Enquête suisse sur la population active ESPA

La Suisse ne peut pas se vanter d’avoir une politique familiale particulièrement progressiste. La plupart des statistiques que l’OFS publie périodiquement sur ce sujet, et en particulier sur la conciliation entre vie familiale et vie professionnelle, en témoignent. Mais aujourd’hui, cette donne a quelque peu changé : selon la dernière Enquête suisse sur la population active (ESPA 2018), la Suisse fait partie des premières de classe en Europe en ce qui concerne la conciliation travail-famille.

Lorsqu’on regarde de plus près les chiffres de l’ESPA, on constate que ce sont surtout les employé-e-s les mieux payés et les cadres qui bénéficient d’une certaine flexibilité dans leurs horaires de travail. Près de 70 % des salarié-e-s (mais plus d’hommes que de femmes) peuvent au pied levé décaler d’une heure le début ou la fin de leur journée de travail, en général pour des raisons familiales. Et une bonne moitié des employé-e-s peuvent prendre un jour de congé sans devoir le déduire de leurs vacances. Pour l’Office fédéral de la statistique (OFS), cette flexibilité peut effectivement simplifier la conciliation entre vie professionnelle et vie familiale, par exemple lorsqu’il y a collision entre les horaires de crèches et ceux d’un-e pendulaire. Mais cela ne suffit de loin pas pour faire de la Suisse un pays exemplaire en la matière, ne serait-ce que parce que les personnes les moins bien payées peuvent encore trop rarement bénéficier de tels aménagements.

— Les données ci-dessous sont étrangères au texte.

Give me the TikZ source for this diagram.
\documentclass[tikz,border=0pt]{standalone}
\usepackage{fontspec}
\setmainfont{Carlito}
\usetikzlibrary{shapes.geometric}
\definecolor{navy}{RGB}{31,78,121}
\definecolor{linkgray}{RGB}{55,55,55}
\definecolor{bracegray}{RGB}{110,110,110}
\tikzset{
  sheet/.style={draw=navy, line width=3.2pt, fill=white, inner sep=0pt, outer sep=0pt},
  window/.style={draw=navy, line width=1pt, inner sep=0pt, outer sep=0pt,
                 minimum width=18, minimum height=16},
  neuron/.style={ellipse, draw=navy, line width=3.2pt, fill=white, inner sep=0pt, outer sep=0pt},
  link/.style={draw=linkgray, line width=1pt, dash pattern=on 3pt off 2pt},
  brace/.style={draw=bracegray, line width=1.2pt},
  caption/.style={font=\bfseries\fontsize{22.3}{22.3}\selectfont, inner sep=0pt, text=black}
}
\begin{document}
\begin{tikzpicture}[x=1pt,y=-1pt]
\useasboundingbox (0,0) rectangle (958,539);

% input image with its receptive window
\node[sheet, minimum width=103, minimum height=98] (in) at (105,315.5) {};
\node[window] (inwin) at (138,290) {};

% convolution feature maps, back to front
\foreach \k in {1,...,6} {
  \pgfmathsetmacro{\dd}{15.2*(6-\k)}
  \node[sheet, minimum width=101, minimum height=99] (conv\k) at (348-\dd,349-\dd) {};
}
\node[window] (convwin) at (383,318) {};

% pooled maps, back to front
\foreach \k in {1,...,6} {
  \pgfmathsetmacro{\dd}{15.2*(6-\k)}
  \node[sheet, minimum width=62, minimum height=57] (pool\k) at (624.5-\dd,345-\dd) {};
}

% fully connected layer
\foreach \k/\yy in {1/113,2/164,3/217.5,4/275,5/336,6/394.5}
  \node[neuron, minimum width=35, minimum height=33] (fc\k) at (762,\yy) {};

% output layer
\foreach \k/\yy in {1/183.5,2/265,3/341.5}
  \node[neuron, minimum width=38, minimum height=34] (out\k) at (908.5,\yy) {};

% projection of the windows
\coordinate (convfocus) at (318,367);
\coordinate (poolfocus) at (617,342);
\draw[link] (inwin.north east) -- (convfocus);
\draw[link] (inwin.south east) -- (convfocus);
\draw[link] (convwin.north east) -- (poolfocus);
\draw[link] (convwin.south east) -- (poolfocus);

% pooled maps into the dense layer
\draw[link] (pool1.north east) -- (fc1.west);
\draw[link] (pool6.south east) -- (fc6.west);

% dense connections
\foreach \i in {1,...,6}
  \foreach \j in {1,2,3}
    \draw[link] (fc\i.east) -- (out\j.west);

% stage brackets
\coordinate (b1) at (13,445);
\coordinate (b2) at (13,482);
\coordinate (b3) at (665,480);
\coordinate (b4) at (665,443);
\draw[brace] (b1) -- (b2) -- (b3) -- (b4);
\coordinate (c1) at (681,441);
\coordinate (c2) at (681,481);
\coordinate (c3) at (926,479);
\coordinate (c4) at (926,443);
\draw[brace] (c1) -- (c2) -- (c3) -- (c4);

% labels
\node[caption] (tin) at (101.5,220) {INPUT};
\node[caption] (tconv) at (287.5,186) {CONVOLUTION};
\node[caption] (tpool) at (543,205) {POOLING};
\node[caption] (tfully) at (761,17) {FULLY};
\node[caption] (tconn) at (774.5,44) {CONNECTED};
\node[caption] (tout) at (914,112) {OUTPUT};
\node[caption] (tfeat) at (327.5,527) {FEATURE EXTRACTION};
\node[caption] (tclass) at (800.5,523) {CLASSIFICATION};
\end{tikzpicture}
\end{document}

D’autres données de l’ESPA 2018 rappellent que la Suisse est restée un pays en voie de développement en ce qui concerne la conciliation entre vie familiale et vie professionnelle : même si la situation s’est quelque peu améliorée depuis 2010, la Suisse est toujours en tête des pays dans lesquels les femmes réduisent leur activité professionnelle – ou l’arrêtent complètement – pour s’occuper de leurs enfants. Et ce n’est pas tout : en plus de réduire leur temps de travail, ce qui entraîne des baisses de revenu et une plus grande dépendance financière, elles se tournent souvent, après la naissance de leurs enfants, vers des activités professionnelles impliquant moins de responsabilités ou d’exigences. Les femmes (et quelques hommes) privilégient souvent la garde de leurs enfants au détriment de leur indépendance financière et d’un travail passionnant. Dans ce contexte, les conclusions que tire l’OFS, à savoir que le temps partiel favoriserait la conciliation travail-famille, paraissent plutôt cyniques.

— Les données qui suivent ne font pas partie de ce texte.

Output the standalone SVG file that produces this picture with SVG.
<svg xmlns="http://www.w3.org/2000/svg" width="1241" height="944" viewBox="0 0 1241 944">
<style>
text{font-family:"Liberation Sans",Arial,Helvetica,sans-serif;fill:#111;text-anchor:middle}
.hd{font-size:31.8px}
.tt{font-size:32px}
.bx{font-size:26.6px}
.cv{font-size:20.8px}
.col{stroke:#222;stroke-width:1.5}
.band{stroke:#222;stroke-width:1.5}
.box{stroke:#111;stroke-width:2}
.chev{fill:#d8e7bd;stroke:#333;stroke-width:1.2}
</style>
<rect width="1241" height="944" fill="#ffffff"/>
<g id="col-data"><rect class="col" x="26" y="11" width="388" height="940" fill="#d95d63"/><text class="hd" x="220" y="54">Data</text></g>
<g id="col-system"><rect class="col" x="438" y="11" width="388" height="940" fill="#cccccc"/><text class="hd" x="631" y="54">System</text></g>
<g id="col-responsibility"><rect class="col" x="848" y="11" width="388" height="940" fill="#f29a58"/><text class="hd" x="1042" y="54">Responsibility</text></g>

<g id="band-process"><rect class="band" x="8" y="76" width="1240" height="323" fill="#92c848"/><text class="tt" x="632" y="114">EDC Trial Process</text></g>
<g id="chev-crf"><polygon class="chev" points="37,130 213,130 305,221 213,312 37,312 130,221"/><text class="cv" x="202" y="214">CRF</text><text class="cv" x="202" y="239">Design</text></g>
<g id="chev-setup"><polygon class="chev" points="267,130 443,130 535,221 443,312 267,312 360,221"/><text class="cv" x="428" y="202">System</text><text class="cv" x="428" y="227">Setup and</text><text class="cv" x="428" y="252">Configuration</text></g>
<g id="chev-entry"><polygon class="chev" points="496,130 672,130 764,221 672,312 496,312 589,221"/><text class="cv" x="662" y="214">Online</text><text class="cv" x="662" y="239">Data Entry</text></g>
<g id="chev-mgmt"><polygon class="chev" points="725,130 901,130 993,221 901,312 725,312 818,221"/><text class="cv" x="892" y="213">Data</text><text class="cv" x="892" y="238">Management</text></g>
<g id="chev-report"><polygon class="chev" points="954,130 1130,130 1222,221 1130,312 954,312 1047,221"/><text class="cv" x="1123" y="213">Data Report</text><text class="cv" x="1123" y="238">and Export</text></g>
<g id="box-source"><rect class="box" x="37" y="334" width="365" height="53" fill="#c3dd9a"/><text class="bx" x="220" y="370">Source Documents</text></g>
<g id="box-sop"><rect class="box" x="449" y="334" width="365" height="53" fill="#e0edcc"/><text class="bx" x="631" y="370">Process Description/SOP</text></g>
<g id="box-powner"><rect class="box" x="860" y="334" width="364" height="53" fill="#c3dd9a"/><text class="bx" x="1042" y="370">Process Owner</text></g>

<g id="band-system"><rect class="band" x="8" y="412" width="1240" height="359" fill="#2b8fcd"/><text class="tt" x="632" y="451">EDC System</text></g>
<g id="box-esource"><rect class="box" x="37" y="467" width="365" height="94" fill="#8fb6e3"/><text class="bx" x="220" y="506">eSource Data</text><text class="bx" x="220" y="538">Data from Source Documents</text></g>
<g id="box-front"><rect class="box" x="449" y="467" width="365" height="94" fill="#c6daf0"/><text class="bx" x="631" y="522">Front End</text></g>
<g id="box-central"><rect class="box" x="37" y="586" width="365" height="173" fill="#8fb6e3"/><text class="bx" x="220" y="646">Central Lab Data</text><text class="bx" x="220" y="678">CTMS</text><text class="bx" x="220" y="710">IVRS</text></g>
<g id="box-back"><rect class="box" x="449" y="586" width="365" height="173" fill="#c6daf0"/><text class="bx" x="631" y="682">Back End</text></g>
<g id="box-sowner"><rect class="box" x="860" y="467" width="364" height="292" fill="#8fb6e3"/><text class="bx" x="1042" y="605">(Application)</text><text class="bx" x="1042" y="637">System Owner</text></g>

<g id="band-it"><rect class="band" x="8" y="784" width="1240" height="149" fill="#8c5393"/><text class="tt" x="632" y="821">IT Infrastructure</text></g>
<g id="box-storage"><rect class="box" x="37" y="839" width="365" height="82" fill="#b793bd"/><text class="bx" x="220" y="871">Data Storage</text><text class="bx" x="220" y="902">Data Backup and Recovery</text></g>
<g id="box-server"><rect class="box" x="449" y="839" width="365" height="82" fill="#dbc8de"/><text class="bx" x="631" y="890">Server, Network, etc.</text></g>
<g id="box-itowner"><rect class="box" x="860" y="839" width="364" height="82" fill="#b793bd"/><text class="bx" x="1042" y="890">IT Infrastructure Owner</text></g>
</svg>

Car concilier travail et famille ne veut justement pas dire renoncer à une partie de son revenu et à des défis professionnels pour assurer la garde des enfants ou la prise en charge d’un-e proche. Cela ne veut pas dire que les mamans doivent faire des pauses prolongées dans leur activité professionnelle. Et ça ne veut pas dire non plus que les parents doivent commencer le travail plus tard ou partir plus tôt parce que les horaires de travail habituels sont beaucoup trop longs et que les heures d’ouverture des crèches sont trop restreintes. Le fait que les personnes avec des obligations familiales doivent recourir à ce gymkhana pour y arriver montre bien, une fois de plus, qu’une réelle conciliation travail-famille n’existe pas en Suisse.